[Code that draws figures]
╔══

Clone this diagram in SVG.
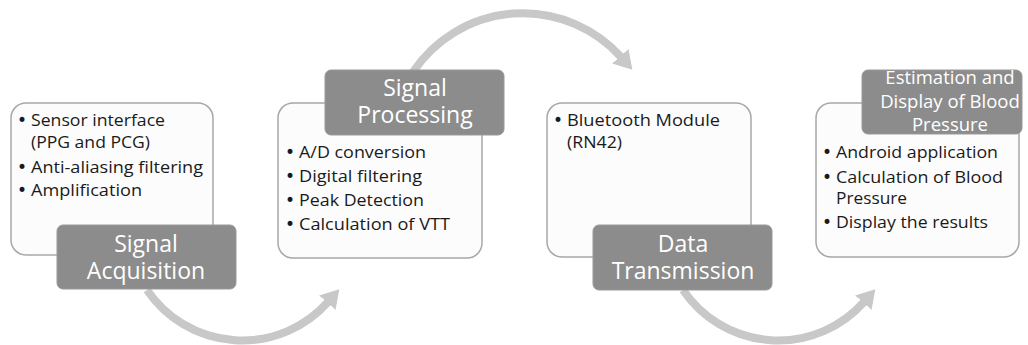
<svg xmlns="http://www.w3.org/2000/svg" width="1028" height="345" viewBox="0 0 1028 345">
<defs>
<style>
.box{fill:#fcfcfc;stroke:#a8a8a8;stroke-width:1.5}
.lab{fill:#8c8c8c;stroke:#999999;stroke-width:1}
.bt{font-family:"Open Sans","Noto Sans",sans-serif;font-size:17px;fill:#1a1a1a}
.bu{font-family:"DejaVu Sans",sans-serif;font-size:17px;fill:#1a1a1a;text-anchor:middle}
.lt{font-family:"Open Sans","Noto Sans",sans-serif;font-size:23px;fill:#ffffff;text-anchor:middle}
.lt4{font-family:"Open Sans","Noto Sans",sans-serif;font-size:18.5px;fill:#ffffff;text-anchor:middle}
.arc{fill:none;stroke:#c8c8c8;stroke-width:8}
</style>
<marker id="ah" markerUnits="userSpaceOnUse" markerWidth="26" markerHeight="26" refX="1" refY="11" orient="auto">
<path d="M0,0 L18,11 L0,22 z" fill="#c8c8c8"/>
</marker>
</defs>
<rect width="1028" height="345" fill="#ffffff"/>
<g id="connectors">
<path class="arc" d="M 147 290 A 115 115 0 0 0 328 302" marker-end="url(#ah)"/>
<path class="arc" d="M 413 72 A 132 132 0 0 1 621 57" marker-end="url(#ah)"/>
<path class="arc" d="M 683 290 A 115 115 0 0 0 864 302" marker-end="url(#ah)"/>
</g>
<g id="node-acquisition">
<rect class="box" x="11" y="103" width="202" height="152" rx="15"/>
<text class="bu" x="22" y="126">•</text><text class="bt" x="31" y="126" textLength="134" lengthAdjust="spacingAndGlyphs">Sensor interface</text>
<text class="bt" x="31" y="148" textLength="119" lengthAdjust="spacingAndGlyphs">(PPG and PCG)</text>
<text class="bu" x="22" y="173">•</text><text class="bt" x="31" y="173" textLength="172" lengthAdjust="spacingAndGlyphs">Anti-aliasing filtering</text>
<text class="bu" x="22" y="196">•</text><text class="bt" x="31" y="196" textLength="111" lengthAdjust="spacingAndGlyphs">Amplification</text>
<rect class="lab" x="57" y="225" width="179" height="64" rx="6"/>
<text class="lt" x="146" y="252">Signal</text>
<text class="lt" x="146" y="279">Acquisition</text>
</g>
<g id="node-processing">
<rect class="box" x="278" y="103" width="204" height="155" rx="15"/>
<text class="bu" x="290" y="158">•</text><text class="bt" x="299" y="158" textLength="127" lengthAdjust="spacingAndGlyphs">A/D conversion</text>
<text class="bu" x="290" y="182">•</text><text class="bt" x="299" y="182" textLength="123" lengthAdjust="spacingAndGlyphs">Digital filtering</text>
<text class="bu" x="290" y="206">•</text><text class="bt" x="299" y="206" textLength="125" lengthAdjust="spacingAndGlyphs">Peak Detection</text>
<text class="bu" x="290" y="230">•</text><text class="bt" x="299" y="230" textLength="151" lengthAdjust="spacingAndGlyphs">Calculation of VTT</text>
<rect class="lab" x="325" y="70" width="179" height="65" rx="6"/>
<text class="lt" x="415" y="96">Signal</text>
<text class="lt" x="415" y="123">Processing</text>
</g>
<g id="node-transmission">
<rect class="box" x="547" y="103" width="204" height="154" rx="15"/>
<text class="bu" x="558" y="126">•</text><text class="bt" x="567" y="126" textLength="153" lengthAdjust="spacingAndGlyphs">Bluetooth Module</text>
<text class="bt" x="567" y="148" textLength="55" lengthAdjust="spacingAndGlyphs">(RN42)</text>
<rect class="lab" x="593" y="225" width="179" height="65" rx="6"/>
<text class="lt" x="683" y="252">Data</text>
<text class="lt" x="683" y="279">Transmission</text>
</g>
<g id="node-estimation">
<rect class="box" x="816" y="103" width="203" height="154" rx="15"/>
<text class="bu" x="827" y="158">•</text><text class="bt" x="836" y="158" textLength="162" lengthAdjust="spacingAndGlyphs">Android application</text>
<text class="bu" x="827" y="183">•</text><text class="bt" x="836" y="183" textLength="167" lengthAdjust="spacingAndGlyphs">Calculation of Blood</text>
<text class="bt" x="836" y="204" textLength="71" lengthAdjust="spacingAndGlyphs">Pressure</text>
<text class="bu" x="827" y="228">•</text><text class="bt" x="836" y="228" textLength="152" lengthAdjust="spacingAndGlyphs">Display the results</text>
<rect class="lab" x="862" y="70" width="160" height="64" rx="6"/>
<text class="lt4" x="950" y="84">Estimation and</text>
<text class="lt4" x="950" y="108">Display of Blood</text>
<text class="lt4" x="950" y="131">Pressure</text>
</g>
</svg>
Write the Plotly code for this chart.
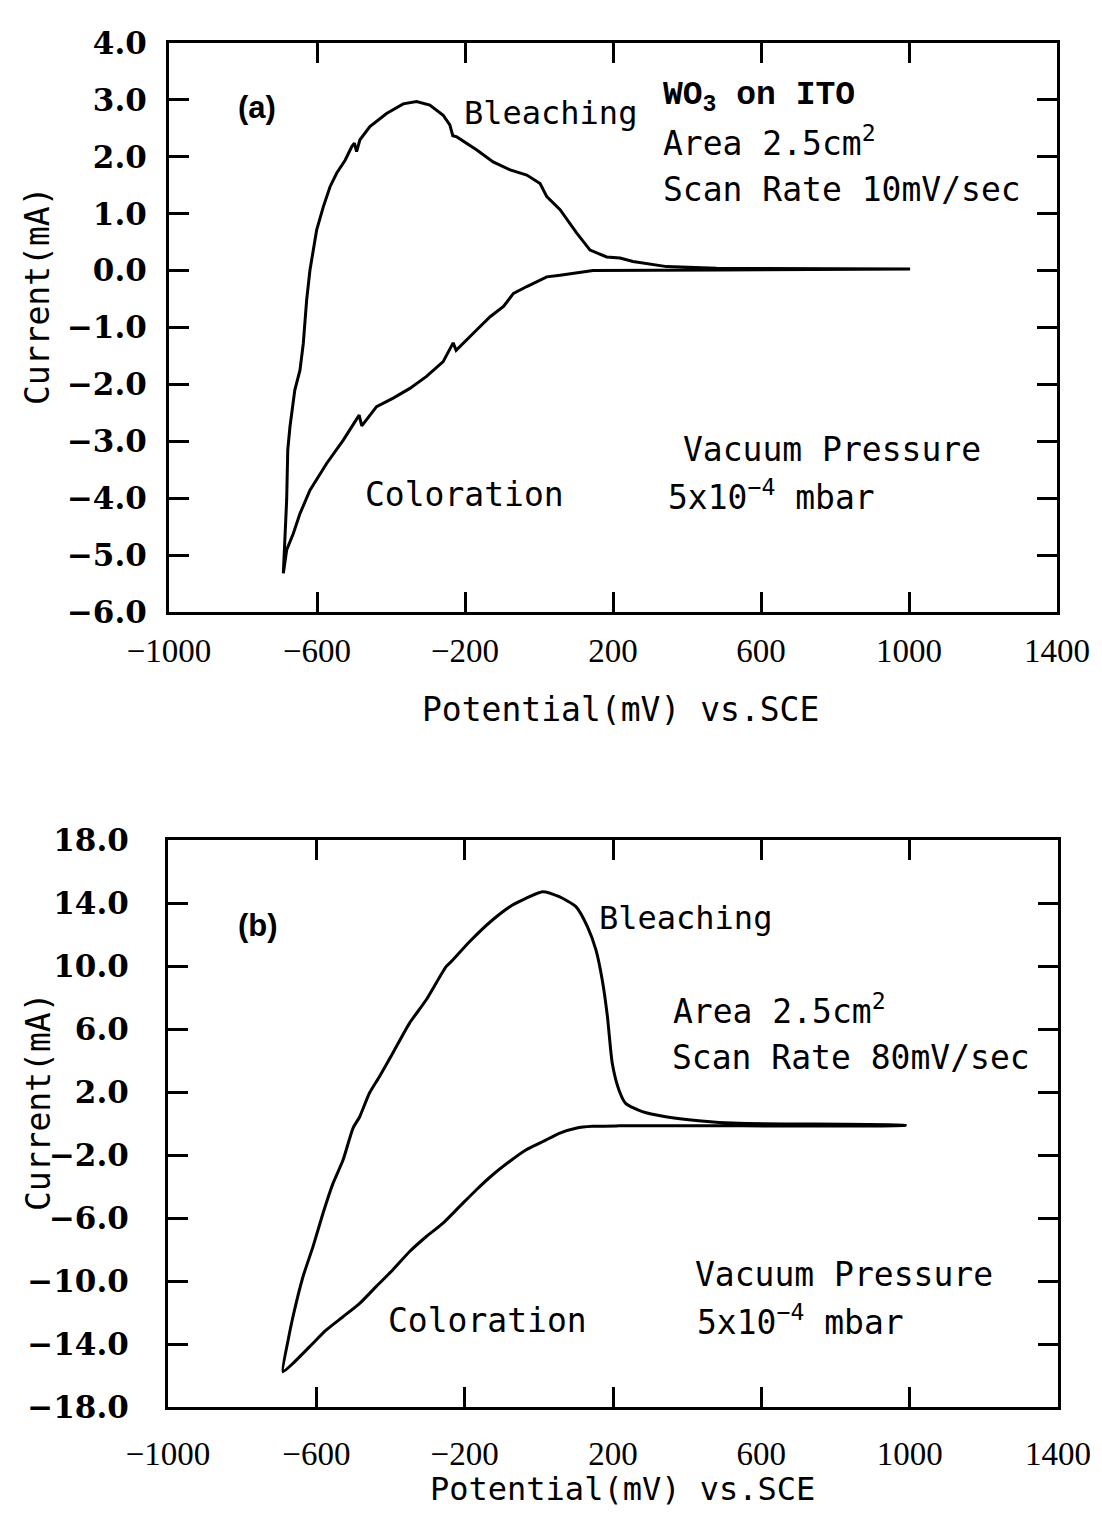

╚══

Report the number of lines in the entries above that include the string "this". Give nothing but the number.

▶ _Correct result_
2